Canada's glacial ice draws millions of tourists and provides drinking water to two countries, but this important economic resource could disappear by the end of the 21st century, a new study finds.
For the study, scientists devised a new computer model that predicts how glaciers will respond to future climate change. The results were dismal.
In the Rocky Mountains of Alberta and British Columbia, 90 percent of the spectacular mountain glaciers may vanish by 2100, according to research published Monday (April 6) in the journal Nature Geoscience. This region includes the Columbia Icefield in Jasper National Park, visited by more than 1 million people every year. Rocky Mountain glaciers also feed meltwater to the Columbia River, which flows through Canada and the United States. [Images of Melt: Earth's Vanishing Ice]
"Over the next century, there is going to be a huge loss," said lead study author Garry Clarke, a glaciologist at the University of British Columbia in Vancouver. "The glaciers are telling us that we're changing the climate."

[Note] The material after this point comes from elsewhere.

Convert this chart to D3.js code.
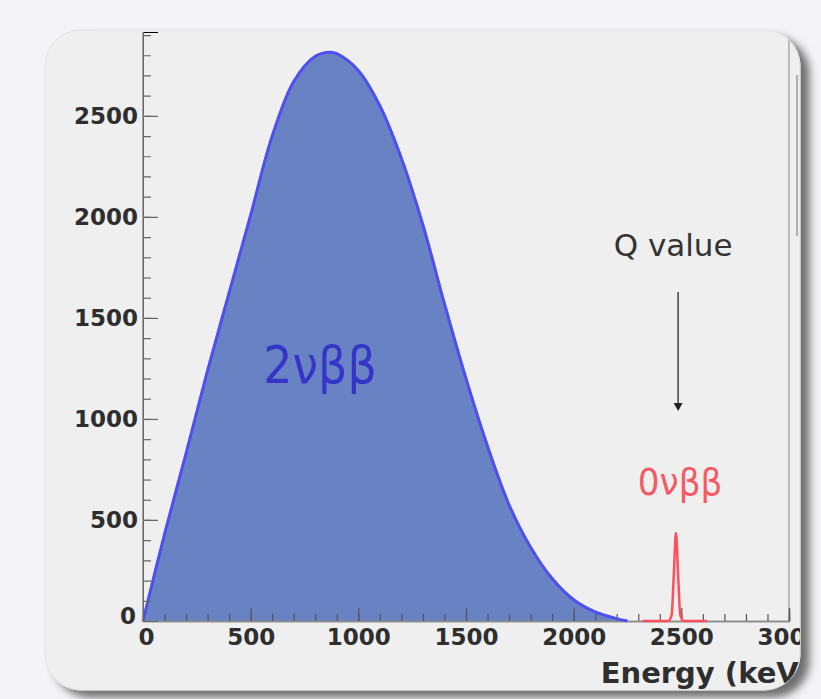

Glaciers in the wetter, taller mountains of northwestern British Columbia will fare better, the study reported. These glaciers can shrink back into the cold, high-elevation mountains and will keep about 50 percent of their volume by the century's end. "The mountain peaks are essentially refugia for glaciers," Clarke told Live Science.
The study improves upon previous predictions of glacial ice loss, Andreas Vieli, a climate scientist at the University of Zurich in Switzerland, wrote in a commentary accompanying the study, also published Monday in Nature Geoscience. Until now, glacier loss estimates either intensely measured one or two glaciers, or broadly surveyed entire mountain ranges and continents.
Clarke and his colleagues created a computer model that simulates how each individual glacier is likely to flow and change shape as it melts. The model combines climate scenarios from the Intergovernmental Panel on Climate Change, the international body that assesses climate change science, with digital topography of glacial valleys and ice physics.
The method can be applied to glaciers anywhere in the world, Clarke said. "I think the big, truly serious problems are in Central Asia and South America, and we'd very much like to transfer this methodology to other [regions]," he said.